Si nos clients nous demandent parfois d’identifier un∙e candidat∙e plug & play, ayant évolué sur un poste ou un secteur très similaire au leur, le plus fréquemment, leur souhait est plutôt que nous leur apportions des profils différents, qui les aideront à aborder de façon innovante un marché en rapide évolution. Nos clients ne cherchent finalement pas tant à être rassurés par un∙e candidat∙e qui leur ressemblerait, qu’à être inspirés par une personne qui les interroge. Souvent d’ailleurs, les meilleurs entretiens ne sont pas ceux durant lesquels le∙la candidat∙e pense avoir répondu « tout juste » à toutes les questions des recruteurs, mais ceux durant lesquels il∙elle aura su poser les bonnes questions – celles qui dénotent une capacité à penser les mêmes problèmes, autrement.
Dans ce sens, le brief le plus déroutant et finalement le plus fécond qui nous ait été fait ces derniers mois est celui d’un entrepreneur qui, cherchant à recruter le∙la Directeur∙trice général∙e de l’une de ses entités à développer, nous a indiqué que nous devions chercher « un∙e rêveur∙se ». Pause – Le chasseur de têtes range ses flèches dans son carquois et prend le temps de savourer le moment : un espace de liberté s’ouvre.
Un∙e rêveur∙se ?!
Quelqu’un capable d’imaginer de nouvelles formes, d’inventer le futur et non de répliquer des recettes. Quelqu’un qui ne se poserait pas de limites et penserait sans frontières (car l’autre indication donnée était de ne pas se limiter au secteur d’activité de notre client mais bien de recruter un∙e professionnel∙le issu∙e d’un autre univers).
Rien de très atypique finalement, me direz-vous ?
Et bien si car, tout d’abord, en préférant « rêveur∙se » à « innovation leader », en préférant à l’habituel champ lexical du monde de l’entreprise devenu si générique qu’il n’en est presque plus signifiant, celui simple, concret, et encore riche de sens du champ du réel, il indiquait véritablement une direction, une éthique, une exigence, une vision du monde.
Car oui, ensuite, c’est bien une vision du monde qu’il entendait communiquer : implanté en Suisse depuis des décennies, ayant grandi en Europe et sous d’autres latitudes encore, il soulignait le caractère unique de la Suisse, « ce pays sans richesse naturelle, ni langue propre, n’existant que par la volonté de peuples très divers dans leurs langues, cultures et mentalités, d’unir leur destin » (1).

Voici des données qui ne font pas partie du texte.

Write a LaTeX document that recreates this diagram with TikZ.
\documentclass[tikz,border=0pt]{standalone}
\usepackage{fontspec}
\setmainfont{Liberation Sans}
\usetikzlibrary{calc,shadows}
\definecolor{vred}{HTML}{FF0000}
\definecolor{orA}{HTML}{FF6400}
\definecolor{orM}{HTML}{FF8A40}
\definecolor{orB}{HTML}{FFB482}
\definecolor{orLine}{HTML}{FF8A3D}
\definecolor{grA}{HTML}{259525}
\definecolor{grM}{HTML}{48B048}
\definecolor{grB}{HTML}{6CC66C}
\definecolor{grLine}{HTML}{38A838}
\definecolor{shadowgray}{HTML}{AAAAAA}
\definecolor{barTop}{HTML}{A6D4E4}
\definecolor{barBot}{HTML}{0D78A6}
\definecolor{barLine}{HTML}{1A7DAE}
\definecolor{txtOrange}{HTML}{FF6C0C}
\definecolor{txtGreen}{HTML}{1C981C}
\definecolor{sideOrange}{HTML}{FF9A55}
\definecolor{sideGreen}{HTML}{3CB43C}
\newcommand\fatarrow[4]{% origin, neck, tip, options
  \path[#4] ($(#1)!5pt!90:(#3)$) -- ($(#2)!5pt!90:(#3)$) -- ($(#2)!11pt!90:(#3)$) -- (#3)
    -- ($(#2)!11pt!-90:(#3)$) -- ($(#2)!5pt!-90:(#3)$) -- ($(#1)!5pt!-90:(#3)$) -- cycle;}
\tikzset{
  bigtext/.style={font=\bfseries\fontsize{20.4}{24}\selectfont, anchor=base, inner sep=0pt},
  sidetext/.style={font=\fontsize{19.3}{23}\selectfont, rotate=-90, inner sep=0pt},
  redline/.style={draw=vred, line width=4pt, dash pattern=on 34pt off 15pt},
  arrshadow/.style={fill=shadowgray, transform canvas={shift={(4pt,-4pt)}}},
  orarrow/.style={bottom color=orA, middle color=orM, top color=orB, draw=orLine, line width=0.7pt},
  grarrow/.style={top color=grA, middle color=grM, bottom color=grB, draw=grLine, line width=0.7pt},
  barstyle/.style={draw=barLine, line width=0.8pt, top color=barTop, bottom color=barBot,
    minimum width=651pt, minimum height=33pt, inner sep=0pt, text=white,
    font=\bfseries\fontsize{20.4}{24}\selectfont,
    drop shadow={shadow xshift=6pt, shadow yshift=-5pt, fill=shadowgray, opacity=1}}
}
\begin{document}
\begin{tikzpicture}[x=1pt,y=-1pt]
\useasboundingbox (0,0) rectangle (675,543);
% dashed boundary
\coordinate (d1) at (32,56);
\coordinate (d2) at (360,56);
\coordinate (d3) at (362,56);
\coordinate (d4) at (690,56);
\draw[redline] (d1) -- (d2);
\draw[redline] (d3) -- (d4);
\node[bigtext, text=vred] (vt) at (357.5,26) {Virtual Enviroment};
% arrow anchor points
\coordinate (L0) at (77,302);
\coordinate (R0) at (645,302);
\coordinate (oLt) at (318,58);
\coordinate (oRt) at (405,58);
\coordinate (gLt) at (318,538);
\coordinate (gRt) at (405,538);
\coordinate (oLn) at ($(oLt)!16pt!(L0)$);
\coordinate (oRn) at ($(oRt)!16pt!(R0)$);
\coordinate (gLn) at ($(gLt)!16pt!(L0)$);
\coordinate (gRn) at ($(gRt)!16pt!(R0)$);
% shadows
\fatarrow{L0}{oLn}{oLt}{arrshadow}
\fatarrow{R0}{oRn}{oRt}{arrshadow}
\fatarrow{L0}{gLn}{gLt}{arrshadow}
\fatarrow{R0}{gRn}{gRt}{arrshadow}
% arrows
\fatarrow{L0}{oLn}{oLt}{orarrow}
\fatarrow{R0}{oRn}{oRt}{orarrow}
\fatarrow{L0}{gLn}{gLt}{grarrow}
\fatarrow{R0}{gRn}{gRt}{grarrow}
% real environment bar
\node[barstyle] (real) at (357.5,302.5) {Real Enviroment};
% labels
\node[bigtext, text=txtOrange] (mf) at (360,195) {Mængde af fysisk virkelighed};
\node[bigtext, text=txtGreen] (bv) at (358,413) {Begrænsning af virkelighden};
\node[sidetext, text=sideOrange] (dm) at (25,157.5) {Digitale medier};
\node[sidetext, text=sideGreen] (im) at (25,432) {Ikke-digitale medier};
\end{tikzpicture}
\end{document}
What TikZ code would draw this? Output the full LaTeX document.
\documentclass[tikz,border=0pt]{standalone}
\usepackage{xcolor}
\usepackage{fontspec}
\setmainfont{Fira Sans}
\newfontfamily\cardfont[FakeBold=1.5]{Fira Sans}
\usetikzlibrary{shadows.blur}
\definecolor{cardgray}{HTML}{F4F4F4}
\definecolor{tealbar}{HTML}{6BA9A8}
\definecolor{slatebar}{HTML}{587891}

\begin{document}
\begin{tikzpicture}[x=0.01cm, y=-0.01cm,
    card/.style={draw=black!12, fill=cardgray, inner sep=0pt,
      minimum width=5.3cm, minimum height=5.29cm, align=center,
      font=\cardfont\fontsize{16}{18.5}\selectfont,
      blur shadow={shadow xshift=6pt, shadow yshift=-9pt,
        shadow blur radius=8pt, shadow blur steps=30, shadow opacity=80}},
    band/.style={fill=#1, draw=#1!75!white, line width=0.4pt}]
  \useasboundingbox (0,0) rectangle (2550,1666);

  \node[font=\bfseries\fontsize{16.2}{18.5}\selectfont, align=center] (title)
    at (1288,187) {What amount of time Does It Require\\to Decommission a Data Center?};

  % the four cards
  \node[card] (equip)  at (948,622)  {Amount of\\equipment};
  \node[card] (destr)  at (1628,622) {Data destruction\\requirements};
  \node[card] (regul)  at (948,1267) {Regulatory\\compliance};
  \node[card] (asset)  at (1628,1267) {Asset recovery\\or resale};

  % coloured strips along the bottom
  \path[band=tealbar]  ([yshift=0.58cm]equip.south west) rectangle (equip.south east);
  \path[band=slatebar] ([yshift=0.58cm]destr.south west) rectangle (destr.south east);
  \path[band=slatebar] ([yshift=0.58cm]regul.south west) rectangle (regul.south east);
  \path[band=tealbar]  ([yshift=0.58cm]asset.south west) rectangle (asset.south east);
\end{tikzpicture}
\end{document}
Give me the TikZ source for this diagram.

Dans un monde qui tend à se polariser entre, d’un côté, le repli sur soi, et de l’autre, l’injonction au respect de différences qui finissent trop souvent par s’entendre comme autant de particularismes visant à nous séparer plus qu’à nous réunir (2), l’approche profondément humaniste et universaliste de ce client était éclairante et salutaire. Il formulait une vision de l’entreprise comme projet universaliste : un espace ouvert permettant à chacun∙e de contribuer individuellement sans être assigné∙e à une identité. A l’entendre, nous avons entrevu une entreprise libératrice, loin de la construction aliénante des plus chagrins. Avec des mots simples et vrais, avec sincérité, il nous a communiqué le sens du bien commun que peut constituer une entreprise.
1. Merci à lui pour ces mots que nous lui empruntons sans le citer nommément afin de respecter l’obligation de discrétion qui incombe à notre profession.
2. Voir les débats autour de l’appropriation culturelle, de la cancel culture, du woke importés des Etats-Unis.